Recorded: 13 Nov 2023
REVISED
In view of the onerous lab routine, after the first year of the course we appointed a social chairman who organized an outing. Sometimes we would do things like the whole group would go to New York City. My wife Rosalie was a dancer, and once I convinced a doubious group of students to go to the ballet in NYC. Many of them initially didn't want to go to the ballet, but the ballet turned out to be so spectacular that several students became dance devotees after that. In addition, at other times we went into Manhattan to hear great jazz musicians or see plays. The course was hard work, but the students had fun learning new techniques and making new friends. There have been several publications in scientific journals extolling the course by former students who remember it as one of their most exciting educational experiences. As for me, I went every summer, and loved being at Cold Spring Harbor and teaching the Yeast Course with Fred Sherman. Recently, I wrote a special remembrance about teaching the Yeast Course with Fred Sherman.

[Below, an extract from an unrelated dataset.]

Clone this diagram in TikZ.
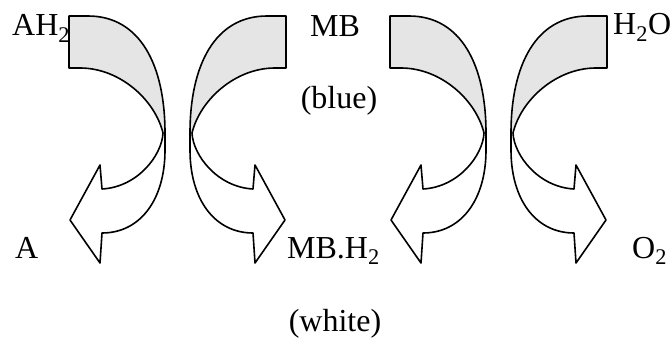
\documentclass[tikz,border=0pt]{standalone}
\usepackage{fontspec}
\setmainfont{Liberation Serif}
\begin{document}
\begin{tikzpicture}[x=1pt,y=-1pt,
  ribbonfill/.style={fill=black!10},
  ribbonline/.style={draw=black,line width=1.6pt,line join=round},
  lbl/.style={inner sep=0pt,font=\fontsize{32}{36}\selectfont},
  ribbon/.pic={
    \fill[ribbonfill] (0,16)--(19,16) .. controls (71,16) and (96,65) .. (96,133) -- (94,133) .. controls (86,100) and (51,68) .. (11,68) -- (0,68) -- cycle;
    \draw[ribbonline] (0,16)--(19,16) .. controls (71,16) and (96,65) .. (96,133) -- (96,150) .. controls (96,200) and (71,233) .. (33,233) -- (31,263) -- (1,220) -- (31,165) -- (33,189) .. controls (69,187) and (93,155) .. (94,133) .. controls (86,100) and (51,68) .. (11,68) -- (0,68) -- cycle;
  }]
\useasboundingbox (0,0) rectangle (671,337);
\pic at (69,0) {ribbon};
\pic[xscale=-1] at (286,0) {ribbon};
\pic at (390,0) {ribbon};
\pic[xscale=-1] at (607,0) {ribbon};
\node[lbl,anchor=base west] (ah2) at (12,36) {AH\textsubscript{2}};
\node[lbl,anchor=base west] (a) at (15,258) {A};
\node[lbl,anchor=base] (mb) at (335,37) {MB};
\node[lbl,anchor=base] (blue) at (339,108) {(blue)};
\node[lbl,anchor=base west] (mbh2) at (287,258) {MB.H\textsubscript{2}};
\node[lbl,anchor=base] (white) at (335,331) {(white)};
\node[lbl,anchor=base west] (h2o) at (613,35) {H\textsubscript{2}O};
\node[lbl,anchor=base west] (o2) at (632,258) {O\textsubscript{2}};
\end{tikzpicture}
\end{document}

Gerald Fink, geneticist, changed the field of molecular yeast biology. He is a professor of genetics at MIT, a founding member of both the Whitehead Institute and the American Cancer Society and a member of the National Academy of Sciences (1981). After receiving his Ph.D. from Yale University, he was a part of the Cornell faculty for fifteen years and also served as president of the Genetics Society of America.
In 1976, Fink’s lab succeeded in performing yeast transformation. Gerald Fink currently researches baker's yeast and explores critical pathways in cell growth and metabolism; applications include cancer research and the development of new anti-fungal drugs. He also directs a plant research group heralded for new insights into root growth and salt metabolism.
Although Fink grew up on Long Island, it was not until he attended the 1966 Symposium that he visited Cold Spring Harbor Laboratory. In 1970, he began teaching the CSHL course on yeast molecular biology and continued doing so for 17 years. In 1999, he received the first honorary doctorate awarded by Cold Spring Harbor Laboratory.